L'Allemagne célèbre samedi l'anniversaire de sa Réunification dans un contexte d'afflux sans précédent de réfugiés, dont l'accueil et l'intégration posent un défi au pays au moins à la taille de celui auquel il faisait face il y a 25 ans.

Le 3 octobre 1990, les deux Allemagne sont redevenues une et cette date évoque toujours pour beaucoup «les larmes de joie (...), l'impression que tout est possible, une grande chance», a déclaré le président de la République Joachim Gauck à Francfort-sur-le-Main (ouest), capitale financière qui abrite cette année la cérémonie officielle de commémoration.

«Utilisons ce souvenir comme un pont», a-t-il plaidé, estimant que «le réservoir d'expériences» du lent et parfois douloureux cheminement vers un pays unifié pouvait «rendre (les Allemands) plus forts dans la situation actuelle».

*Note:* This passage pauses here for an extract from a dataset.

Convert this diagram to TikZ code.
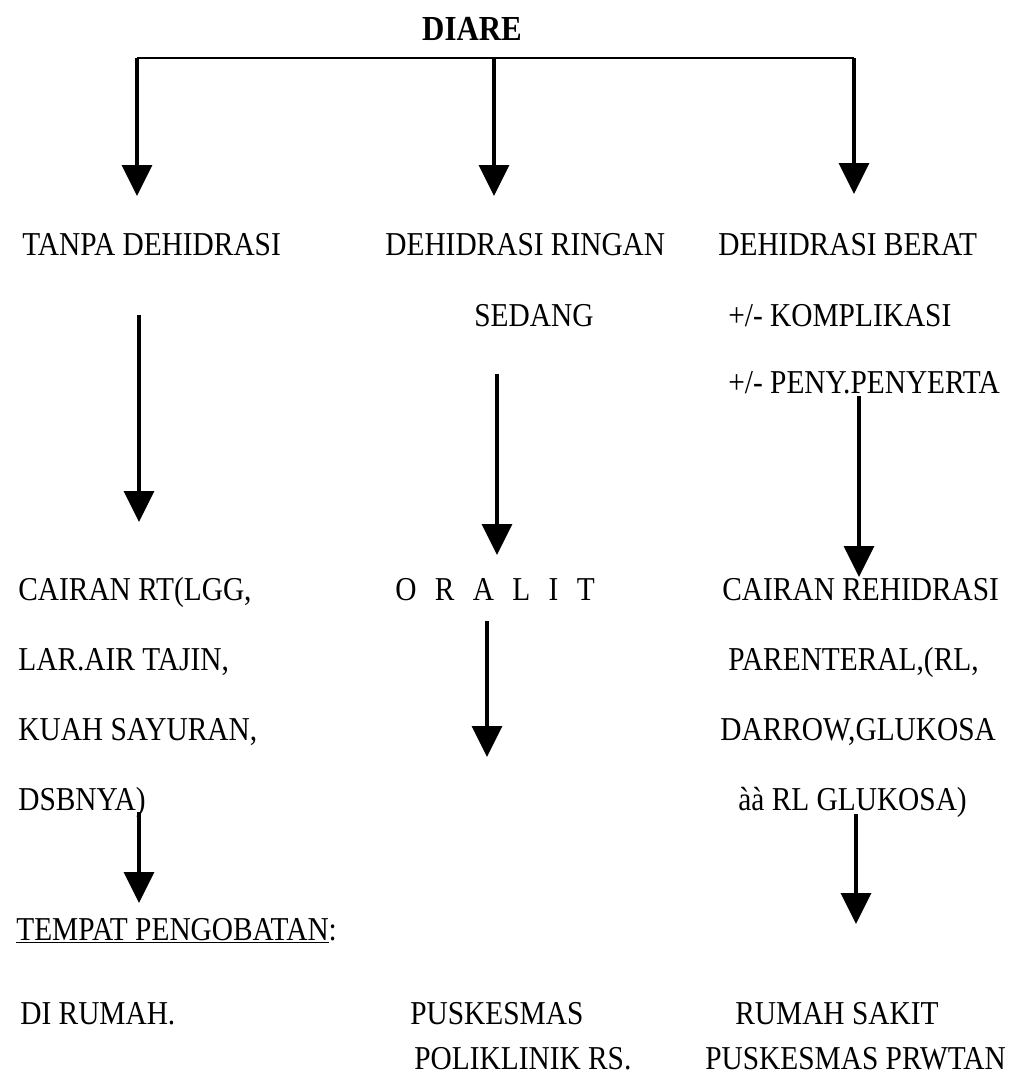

«En 1990 aussi on pouvait légitimement se demander: ''sommes-nous à la hauteur du défi?'', il n'y avait pas non plus d'exemple historique pour servir d'orientation», a-t-il rappelé, «mais des millions de personnes ont tout même pris ce défi à bras le corps».

La majorité des Allemands considèrent que la Réunification a été un succès, même si certaines différences Est/Ouest sont tenaces.

L'ex-RDA est en butte à un chômage plus élevé qu'à l'Ouest, s'est graduellement dépeuplée et n'abrite aucune des grandes entreprises allemandes - tout comme aucun de ses clubs de football ne joue en Bundesliga. C'est aussi là que les actes de violence contre les demandeurs d'asile qui ont émaillé ces derniers mois ont été les plus nombreux.

«Tous ensemble»

M. Gauck a grandi en RDA communiste et été un acteur de la «révolution pacifique» qui a conduit à la chute du Mur de Berlin en 1989 et moins d'un an plus tard à la Réunification.

Mme Merkel, également originaire de l'Est, a elle aussi appelé ses concitoyens à retrouver l'élan de la Réunification pour faire face à l'arrivée de jusqu'à un million de migrants cette année. «Nous ne devons pas baisser les bras, mais au contraire oeuvrer à ce que cela soit possible. C'est ce que nous pouvons apprendre de notre histoire en Allemagne», a-t-elle dit cette semaine.

Comme la Réunification, l'arrivée des réfugiés marquera «un tournant» pour la société allemande, a jugé récemment la chancelière. Mais elle a promis à ses concitoyens que le pays allait «y arriver».

Sa confiance est ancrée dans la position bien assise de l'Allemagne comme première puissance économique et, de plus en plus, politique en Europe.

En 1990 les partenaires et voisins de l'Allemagne ont rendu possible la Réunification, a rappelé Mme Merkel samedi à Francfort. Et aujourd'hui encore, face à la crise des réfugiés, «nous l'Allemagne ne pourrons pas régler cela seul, mais seulement tous ensemble en Europe (...) et avec le reste du monde», selon elle.

Dans son message vidéo hebdomadaire, elle a parlé d'«épreuve existentielle» pour l'Union européenne.

Doutes 

La main tendue par Berlin à ceux qui fuient la guerre et l'oppression, en particulier en Syrie, a suscité de fortes tensions dans l'UE, notamment avec certains pays d'Europe de l'Est. Le premier ministre hongrois Viktor Orban a parlé d'un «impérialisme moral» de l'Allemagne.

Les positions des uns et des autres sont le reflet «d'expériences historiques différentes», a rappelé M. Gauck, appelant au «respect» de celles-ci.

En Allemagne même, aux côtés d'extraordinaires manifestations de solidarité et d'entraide à l'intention des nouveaux arrivants, les doutes surgissent sur la capacité du pays à les intégrer.

«Presque chacun d'entre nous sent bien que la joie se teinte d'une inquiétude» devant l'ampleur de la tâche, a reconnu samedi le président de la République.

«Cela prend du temps, avant que les nouveaux arrivants s'habituent à une société qui bien souvent est en conflit avec leurs normes traditionnelles», a-t-il prévenu.

Et de poursuivre à l'intention des réfugiés: «nous ne transigerons pas avec nos valeurs», que ce soit l'égalité homme femme, celle des homosexuels ou le rejet catégorique de l'antisémitisme.